- Dataset excerpt
····················

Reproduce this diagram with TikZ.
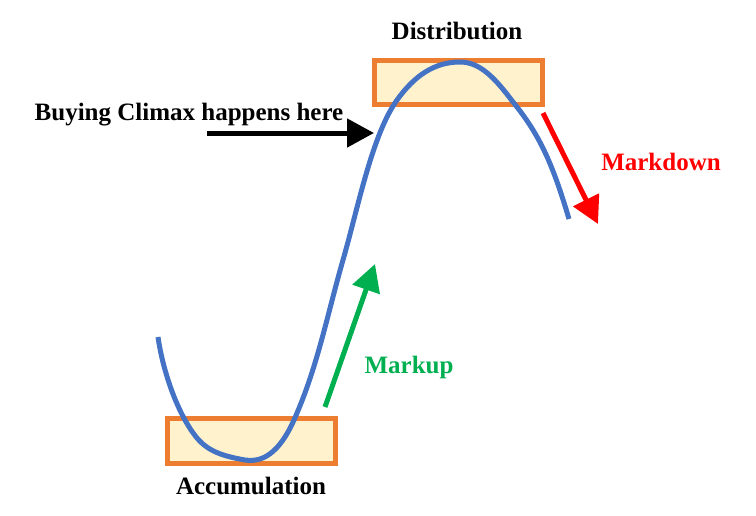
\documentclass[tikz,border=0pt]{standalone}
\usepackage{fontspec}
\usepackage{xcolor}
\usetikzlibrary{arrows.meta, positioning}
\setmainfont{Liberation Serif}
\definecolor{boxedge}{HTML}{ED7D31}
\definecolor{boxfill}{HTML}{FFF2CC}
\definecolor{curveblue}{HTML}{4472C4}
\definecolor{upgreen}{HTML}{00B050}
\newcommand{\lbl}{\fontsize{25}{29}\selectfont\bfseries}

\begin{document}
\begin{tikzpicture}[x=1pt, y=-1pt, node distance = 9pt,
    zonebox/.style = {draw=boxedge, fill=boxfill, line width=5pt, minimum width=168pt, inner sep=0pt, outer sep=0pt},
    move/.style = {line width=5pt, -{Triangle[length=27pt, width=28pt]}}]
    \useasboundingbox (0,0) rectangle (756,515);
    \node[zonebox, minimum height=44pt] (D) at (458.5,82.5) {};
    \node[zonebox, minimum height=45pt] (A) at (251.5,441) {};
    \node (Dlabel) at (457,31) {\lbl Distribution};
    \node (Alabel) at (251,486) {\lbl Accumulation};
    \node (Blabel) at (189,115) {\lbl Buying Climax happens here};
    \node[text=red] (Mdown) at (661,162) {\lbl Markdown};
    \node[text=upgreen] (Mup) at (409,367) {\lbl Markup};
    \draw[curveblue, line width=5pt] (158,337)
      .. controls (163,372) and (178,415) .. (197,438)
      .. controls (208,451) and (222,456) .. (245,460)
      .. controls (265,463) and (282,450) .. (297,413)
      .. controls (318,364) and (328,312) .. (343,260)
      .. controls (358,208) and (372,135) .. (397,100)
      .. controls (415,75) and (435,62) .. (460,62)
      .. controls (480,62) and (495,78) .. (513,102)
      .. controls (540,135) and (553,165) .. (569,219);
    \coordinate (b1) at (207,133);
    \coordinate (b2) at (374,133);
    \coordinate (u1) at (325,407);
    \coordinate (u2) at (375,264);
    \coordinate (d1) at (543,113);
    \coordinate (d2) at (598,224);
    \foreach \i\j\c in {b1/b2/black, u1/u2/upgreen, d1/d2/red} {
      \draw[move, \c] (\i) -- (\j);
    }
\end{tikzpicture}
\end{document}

····················

- Your goal
Your task is to repeat the material above exactly, without its pictures.

- In response
Reproduce this diagram with TikZ.
\documentclass[tikz,border=0pt]{standalone}
\usepackage{fontspec}
\usepackage{xcolor}
\usetikzlibrary{arrows.meta, positioning}
\setmainfont{Liberation Serif}
\definecolor{boxedge}{HTML}{ED7D31}
\definecolor{boxfill}{HTML}{FFF2CC}
\definecolor{curveblue}{HTML}{4472C4}
\definecolor{upgreen}{HTML}{00B050}
\newcommand{\lbl}{\fontsize{25}{29}\selectfont\bfseries}

\begin{document}
\begin{tikzpicture}[x=1pt, y=-1pt, node distance = 9pt,
    zonebox/.style = {draw=boxedge, fill=boxfill, line width=5pt, minimum width=168pt, inner sep=0pt, outer sep=0pt},
    move/.style = {line width=5pt, -{Triangle[length=27pt, width=28pt]}}]
    \useasboundingbox (0,0) rectangle (756,515);
    \node[zonebox, minimum height=44pt] (D) at (458.5,82.5) {};
    \node[zonebox, minimum height=45pt] (A) at (251.5,441) {};
    \node (Dlabel) at (457,31) {\lbl Distribution};
    \node (Alabel) at (251,486) {\lbl Accumulation};
    \node (Blabel) at (189,115) {\lbl Buying Climax happens here};
    \node[text=red] (Mdown) at (661,162) {\lbl Markdown};
    \node[text=upgreen] (Mup) at (409,367) {\lbl Markup};
    \draw[curveblue, line width=5pt] (158,337)
      .. controls (163,372) and (178,415) .. (197,438)
      .. controls (208,451) and (222,456) .. (245,460)
      .. controls (265,463) and (282,450) .. (297,413)
      .. controls (318,364) and (328,312) .. (343,260)
      .. controls (358,208) and (372,135) .. (397,100)
      .. controls (415,75) and (435,62) .. (460,62)
      .. controls (480,62) and (495,78) .. (513,102)
      .. controls (540,135) and (553,165) .. (569,219);
    \coordinate (b1) at (207,133);
    \coordinate (b2) at (374,133);
    \coordinate (u1) at (325,407);
    \coordinate (u2) at (375,264);
    \coordinate (d1) at (543,113);
    \coordinate (d2) at (598,224);
    \foreach \i\j\c in {b1/b2/black, u1/u2/upgreen, d1/d2/red} {
      \draw[move, \c] (\i) -- (\j);
    }
\end{tikzpicture}
\end{document}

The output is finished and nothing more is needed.